Sei lì per essere parte di tutto questo: per ascoltare quello che ti dice chi ti viene a vedere e per fare la tua musica: per questo sono convinto che suonare nei club sia la dimensione migliore sia per me sia per il mio pubblico, perché si crea proprio una cosa speciale.
Veder crescere il pubblico e sentirli cantare i pezzi dall’inizio alla fine, anche quelli più “nascosti” nei dischi, è bello davvero.
Per ora hai tre date del tour e tre instore. Aggiungerai?
Per ora abbiamo queste in programma, Napoli è già soldout, faremo tutti i pezzi dal vivo con Luke. Poi magari da Gennaio penseremo ad altre date, ma stiamo ancora capendo.
Pensi mai agli stadi?
Non so, sarebbe figo, ma forse sono troppo grandi… Piuttosto facciamo 10 date da club.
Ti è mai capitato qualche episodio strano coi fan?
No, la cosa più strana è quando mi capita di incontrarli per caso all’estero, tipo per strada a New York, e vengono a salutarmi. Sono molto tranquillo a riguardo, chi mi ferma di solito è molto gentile e sono anche tutte persone che mi seguono e sanno che non amo farmi foto, e che spesso mi imbarazzo.
Sanremo?
Magari anni fa ti avrei risposto “no zero”, ma ora sto rivedendo le cose: lo guardo, incuriosito, perché tutto questo fermento musicale ha fatto sfociare qualcosa di nuovo anche in tv.
Meglio il Sanremo di adesso con pezzi che hanno veramente successo che il Sanremo di anni fa con cose che esistevano solo dentro Sanremo.
Adesso quindi sei già a lavoro sul nuovo album?
Sì, sto già scrivendo: dato che sono sempre stato abbastanza lento, non voglio perdere tempo… se mi viene in mente qualcosa lo metto giù, e mi sento già a lavoro.
Hai mai pensato a un libro?
Se facessi un libro, vorrei essere io a inventare qualcosa, a raccontare una storia: non vorrei farlo come un’autobiografia, perché già racconto cose di me con la musica.

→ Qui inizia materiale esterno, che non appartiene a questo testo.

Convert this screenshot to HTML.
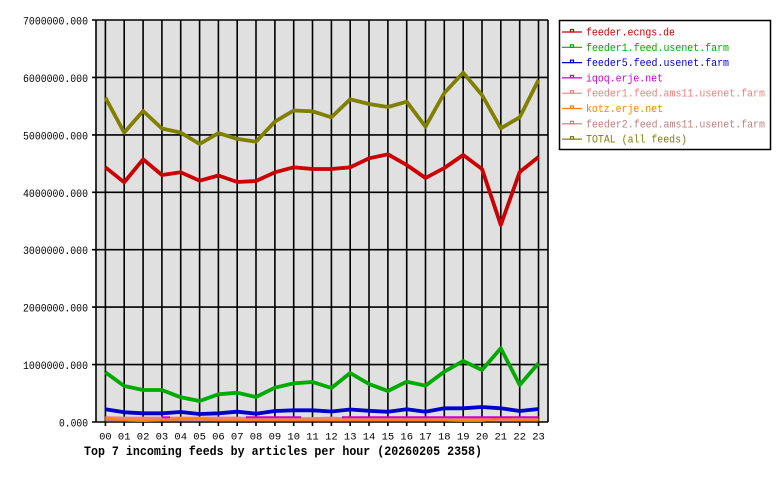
<!DOCTYPE html>
<html><head><meta charset="utf-8"><style>
html,body{margin:0;padding:0;background:#fff;}
svg{display:block;}
text{font-family:"Liberation Mono","DejaVu Sans Mono",monospace;}
</style></head><body>
<svg width="780" height="480" viewBox="0 0 780 480" xmlns="http://www.w3.org/2000/svg">
<rect width="780" height="480" fill="#fff"/>
<rect x="96" y="20" width="452" height="402" fill="#e0e0e0"/>
<g stroke="#000" stroke-width="1.6" fill="none">
<line x1="92" y1="20" x2="548" y2="20"/>
<line x1="92" y1="77.4" x2="548" y2="77.4"/>
<line x1="92" y1="134.9" x2="548" y2="134.9"/>
<line x1="92" y1="192.3" x2="548" y2="192.3"/>
<line x1="92" y1="249.7" x2="548" y2="249.7"/>
<line x1="92" y1="307.1" x2="548" y2="307.1"/>
<line x1="92" y1="364.6" x2="548" y2="364.6"/>
<line x1="92" y1="422" x2="548" y2="422"/>
<line x1="96" y1="20" x2="96" y2="422"/>
<line x1="548" y1="20" x2="548" y2="422"/>
<line x1="105.4" y1="20" x2="105.4" y2="426"/>
<line x1="124.2" y1="20" x2="124.2" y2="426"/>
<line x1="143.1" y1="20" x2="143.1" y2="426"/>
<line x1="161.9" y1="20" x2="161.9" y2="426"/>
<line x1="180.7" y1="20" x2="180.7" y2="426"/>
<line x1="199.6" y1="20" x2="199.6" y2="426"/>
<line x1="218.4" y1="20" x2="218.4" y2="426"/>
<line x1="237.2" y1="20" x2="237.2" y2="426"/>
<line x1="256.0" y1="20" x2="256.0" y2="426"/>
<line x1="274.9" y1="20" x2="274.9" y2="426"/>
<line x1="293.7" y1="20" x2="293.7" y2="426"/>
<line x1="312.5" y1="20" x2="312.5" y2="426"/>
<line x1="331.4" y1="20" x2="331.4" y2="426"/>
<line x1="350.2" y1="20" x2="350.2" y2="426"/>
<line x1="369.0" y1="20" x2="369.0" y2="426"/>
<line x1="387.9" y1="20" x2="387.9" y2="426"/>
<line x1="406.7" y1="20" x2="406.7" y2="426"/>
<line x1="425.5" y1="20" x2="425.5" y2="426"/>
<line x1="444.3" y1="20" x2="444.3" y2="426"/>
<line x1="463.2" y1="20" x2="463.2" y2="426"/>
<line x1="482.0" y1="20" x2="482.0" y2="426"/>
<line x1="500.8" y1="20" x2="500.8" y2="426"/>
<line x1="519.7" y1="20" x2="519.7" y2="426"/>
<line x1="538.5" y1="20" x2="538.5" y2="426"/>
</g>

<g fill="none" stroke-width="3.8" stroke-linejoin="round" stroke-linecap="butt">
<polyline stroke="#c08080" points="105.4,419.5 124.2,419.5 143.1,419.5 161.9,419.5 180.7,419.5 199.6,419.5 218.4,419.5 237.2,419.5 256.0,419.5 274.9,419.5 293.7,419.5 312.5,419.5 331.4,419.5 350.2,419.5 369.0,419.5 387.9,419.5 406.7,419.5 425.5,419.5 444.3,419.5 463.2,419.5 482.0,419.5 500.8,419.5 519.7,419.5 538.5,419.5"/>
<polyline stroke="#f08080" points="105.4,418 124.2,418.5 143.1,418.5 161.9,418.5 180.7,418.5 199.6,418.5 218.4,418.5 237.2,418.5 256.0,419 274.9,419 293.7,419 312.5,419 331.4,418.5 350.2,419.5 369.0,419.5 387.9,419.5 406.7,419.5 425.5,419.5 444.3,419.5 463.2,419.5 482.0,419.5 500.8,419.5 519.7,419.5 538.5,419.5"/>
<polyline stroke="#ff8000" stroke-width="2" points="105.4,418 124.2,420.5 143.1,421 161.9,420.5 180.7,419 199.6,418.5 218.4,420.5 237.2,420.5 256.0,420.5 274.9,420.5 293.7,420.5 312.5,420.5 331.4,420.5 350.2,420.5 369.0,420.5 387.9,420.5 406.7,420.5 425.5,420.5 444.3,420.5 463.2,421 482.0,421 500.8,418.5 519.7,420.5 538.5,420.5"/>
<polyline stroke="#cc00cc" stroke-width="2" points="161.9,417.3 170,417.3"/>
<polyline stroke="#cc00cc" stroke-width="2" points="246,417.3 301,417.3"/>
<polyline stroke="#cc00cc" stroke-width="2" points="342,417.3 538.5,417.3"/>
<polyline stroke="#0000cc" points="105.4,409.3 124.2,412.3 143.1,413.3 161.9,413.3 180.7,412 199.6,414 218.4,413.3 237.2,411.7 256.0,413.7 274.9,411 293.7,410.3 312.5,410.3 331.4,411.5 350.2,409.5 369.0,410.8 387.9,411.8 406.7,409.3 425.5,411.7 444.3,408.3 463.2,408.3 482.0,407 500.8,408.3 519.7,411 538.5,409"/>
<polyline stroke="#00aa00" points="105.4,372.3 124.2,386 143.1,390 161.9,390 180.7,397.3 199.6,401 218.4,394.3 237.2,392.7 256.0,397 274.9,387.7 293.7,383.3 312.5,382 331.4,388 350.2,373 369.0,384 387.9,391 406.7,381.7 425.5,385.7 444.3,371.7 463.2,361 482.0,370 500.8,348.3 519.7,385 538.5,363.3"/>
<polyline stroke="#cc0000" points="105.4,167.3 124.2,182.3 143.1,159.3 161.9,175 180.7,172.3 199.6,180.7 218.4,175.5 237.2,182 256.0,181 274.9,172.3 293.7,167.3 312.5,169 331.4,169 350.2,167.3 369.0,158.3 387.9,154.3 406.7,165 425.5,178 444.3,168 463.2,155 482.0,169 500.8,225 519.7,172 538.5,157"/>
<polyline stroke="#808000" points="105.4,97.7 124.2,132.6 143.1,111 161.9,128.5 180.7,132.6 199.6,144 218.4,133.1 237.2,138.9 256.0,141.7 274.9,121.6 293.7,110.5 312.5,111.3 331.4,117.3 350.2,99.3 369.0,104 387.9,107 406.7,101.7 425.5,126.7 444.3,93 463.2,72.7 482.0,95 500.8,128.3 519.7,117.3 538.5,80"/>
</g>

<g font-size="11" fill="#000" text-anchor="end">
<text x="88" y="24.5" textLength="65" lengthAdjust="spacingAndGlyphs">7000000.000</text>
<text x="88" y="81.9" textLength="65" lengthAdjust="spacingAndGlyphs">6000000.000</text>
<text x="88" y="139.4" textLength="65" lengthAdjust="spacingAndGlyphs">5000000.000</text>
<text x="88" y="196.8" textLength="65" lengthAdjust="spacingAndGlyphs">4000000.000</text>
<text x="88" y="254.2" textLength="65" lengthAdjust="spacingAndGlyphs">3000000.000</text>
<text x="88" y="311.6" textLength="65" lengthAdjust="spacingAndGlyphs">2000000.000</text>
<text x="88" y="369.1" textLength="65" lengthAdjust="spacingAndGlyphs">1000000.000</text>
<text x="88" y="426.5" textLength="29" lengthAdjust="spacingAndGlyphs">0.000</text>
</g>

<g font-size="10.5" fill="#000" text-anchor="middle">
<text x="105.4" y="439.5">00</text>
<text x="124.2" y="439.5">01</text>
<text x="143.1" y="439.5">02</text>
<text x="161.9" y="439.5">03</text>
<text x="180.7" y="439.5">04</text>
<text x="199.6" y="439.5">05</text>
<text x="218.4" y="439.5">06</text>
<text x="237.2" y="439.5">07</text>
<text x="256.0" y="439.5">08</text>
<text x="274.9" y="439.5">09</text>
<text x="293.7" y="439.5">10</text>
<text x="312.5" y="439.5">11</text>
<text x="331.4" y="439.5">12</text>
<text x="350.2" y="439.5">13</text>
<text x="369.0" y="439.5">14</text>
<text x="387.9" y="439.5">15</text>
<text x="406.7" y="439.5">16</text>
<text x="425.5" y="439.5">17</text>
<text x="444.3" y="439.5">18</text>
<text x="463.2" y="439.5">19</text>
<text x="482.0" y="439.5">20</text>
<text x="500.8" y="439.5">21</text>
<text x="519.7" y="439.5">22</text>
<text x="538.5" y="439.5">23</text>
</g>

<text x="84" y="455" font-size="12.5" font-weight="bold" fill="#000" textLength="398" lengthAdjust="spacingAndGlyphs">Top 7 incoming feeds by articles per hour (20260205 2358)</text>

<rect x="559.5" y="20.5" width="211" height="129" fill="#fff" stroke="#000" stroke-width="1.5"/>
<g stroke-width="1.2" fill="none">
<line x1="562" y1="32" x2="582" y2="32" stroke="#cc0000"/><rect x="570.5" y="29.5" width="3" height="2.5" stroke="#cc0000"/>
<line x1="562" y1="47.3" x2="582" y2="47.3" stroke="#00aa00"/><rect x="570.5" y="44.8" width="3" height="2.5" stroke="#00aa00"/>
<line x1="562" y1="62.6" x2="582" y2="62.6" stroke="#0000cc"/><rect x="570.5" y="60.1" width="3" height="2.5" stroke="#0000cc"/>
<line x1="562" y1="77.9" x2="582" y2="77.9" stroke="#cc00cc"/><rect x="570.5" y="75.4" width="3" height="2.5" stroke="#cc00cc"/>
<line x1="562" y1="93.2" x2="582" y2="93.2" stroke="#f08080"/><rect x="570.5" y="90.7" width="3" height="2.5" stroke="#f08080"/>
<line x1="562" y1="108.5" x2="582" y2="108.5" stroke="#ff8000"/><rect x="570.5" y="106" width="3" height="2.5" stroke="#ff8000"/>
<line x1="562" y1="123.8" x2="582" y2="123.8" stroke="#c08080"/><rect x="570.5" y="121.3" width="3" height="2.5" stroke="#c08080"/>
<line x1="562" y1="139.1" x2="582" y2="139.1" stroke="#808000"/><rect x="570.5" y="136.6" width="3" height="2.5" stroke="#808000"/>
</g>
<g font-size="11">
<text x="586" y="35.5" fill="#cc0000" textLength="89" lengthAdjust="spacingAndGlyphs">feeder.ecngs.de</text>
<text x="586" y="50.8" fill="#00aa00" textLength="143" lengthAdjust="spacingAndGlyphs">feeder1.feed.usenet.farm</text>
<text x="586" y="66.1" fill="#0000cc" textLength="143" lengthAdjust="spacingAndGlyphs">feeder5.feed.usenet.farm</text>
<text x="586" y="81.4" fill="#cc00cc" textLength="77" lengthAdjust="spacingAndGlyphs">iqoq.erje.net</text>
<text x="586" y="96.7" fill="#f08080" textLength="179" lengthAdjust="spacingAndGlyphs">feeder1.feed.ams11.usenet.farm</text>
<text x="586" y="112" fill="#ff8000" textLength="77" lengthAdjust="spacingAndGlyphs">kotz.erje.net</text>
<text x="586" y="127.3" fill="#c08080" textLength="179" lengthAdjust="spacingAndGlyphs">feeder2.feed.ams11.usenet.farm</text>
<text x="586" y="142.6" fill="#808000" textLength="101" lengthAdjust="spacingAndGlyphs">TOTAL (all feeds)</text>
</g>
</svg>
</body></html>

Farei qualcosa di diverso.
Se qualcuno dovesse mettere in una capsula del tempo chi sei come artista e mandarla in un posto come Neverland, come ti piacerebbe essere immaginato?
Come un ragazzo normale, che è riuscito a fare di questa normalità qualcosa di diverso, di speciale, di indimenticabile per alcune persone, magari.